Após a longa digressão, retorno ao seu amigo Sígrido Levental. Fiquei impressionado pelo talento do artesão editor e admiro profundamente os métodos e o perfeccionismo do músico-administrador. Tivemos a chance de viver e presenciar dois períodos tecnológicos. Você viveu 60 anos sem internet, portanto, mais de 50 anos sem computadores. Eu, um pouco menos. Entretando, conheci esse período em que, para editar partituras, era necessário fazer tudo a mão, com lápis ArtPen. A lentidão do processo era lei. Essa lentidão fazia-se presente e permitia, sob outro aspecto, a instauração do tempo de refletir sobre o que estava a fluir de nossas mentes. Hoje, com o computador, escrevo e transmito ao destinatário todo o material com rapidez. Contudo, e esse posicionamento é fundamental, regresso sempre ao processo antigo da análise da escritura, seja ela composicional ou literária. Nós dois tivemos o privilégio de ser formados na análise à antiga, utilizando porém instrumental moderno, como certamente, em determinada fase, assim trabalhou Sígrido.

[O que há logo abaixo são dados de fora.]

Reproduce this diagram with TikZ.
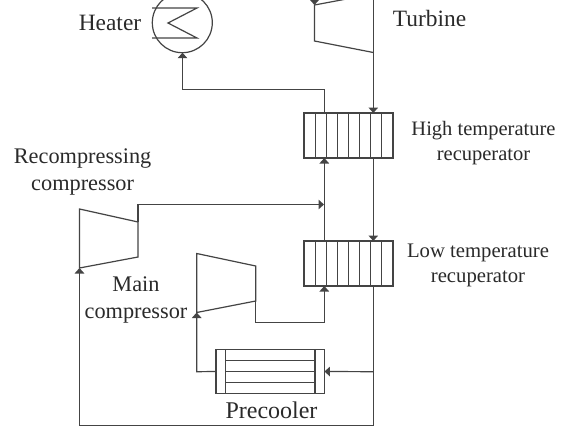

Entendamos que os gestos da mão estão diretamente ligados aos do espírito, ‘essa mão estendida para o apoio, para a música, para o amor’, como escreve você no post dedicado ao Sígrido Levental. O computador deve ser apenas uma ferramenta fabulosa. Jamais substituirá a mão e o amor, a empatia, os tantos materiais utilizados para a construção dos instrumentos musicais. Se assim não fosse, teríamos um mundo cínico, pragmático, calculista, eficaz mas destituído de toda possibilidade de vazão do sentimento. Teríamos o desejo de abraçar ou cerrar nos braços um clone robótico perfeito, mas gélido, desprovido do sofrimento, dos sentidos e da sensibilidade? Que fosse insensível às nuances da mão? A mão generosa e incrivelmente complexa em suas possibilidades de expressão não nos trai.

Obrigado pela evocação fabulosa de seu amigo e de seu espírito, de sua filosofia, de seus talentos como intérprete e pedagogo. Todas as experiências que você expôs em seu blog apenas enriquecem e me alimentam. São vivências plenas e ratificam que o caminho que seguimos é certamente um dos mais difíceis, mas o melhor diante do mundo que nos cerca, a tender acentuadamente para a eliminação dos problemas de fundo para se ater apenas à superfície das coisas. Esse espírito da mão criadora e pulsante perdurará, apesar de toda tecnologia crescente, como se perenizou desde o fórum ateniense. Não nos parece tão difícil ser fiel mesmo se tantos se encontram deslocados e vivendo na aparência. Estariam os carvalhos defasados no tempo?” (tradução: J.E.M.).

As mensagens traduzem na essência esperanças. Sígrido serve como exemplo. Há uns poucos Sígridos espalhados ao nosso redor. Observá-los e apreender seus exemplos já são fundamentos para o autoaperfeiçoamento. E o suceder dos anos não se mostra como a possibilidade de melhor entendermos o mundo e seus personagens?

Um esperançoso 2015 para todos os leitores de meu blog semanal.

In today’s post I transcribe passages of e-mail messages received from Portugal (Idalete Giga) and France (François Servenière) with their views on the post about Sígrido Levental and the example he sets for all of us.
I wish you all a joyful holiday season and a happy, healthy and safe New Year.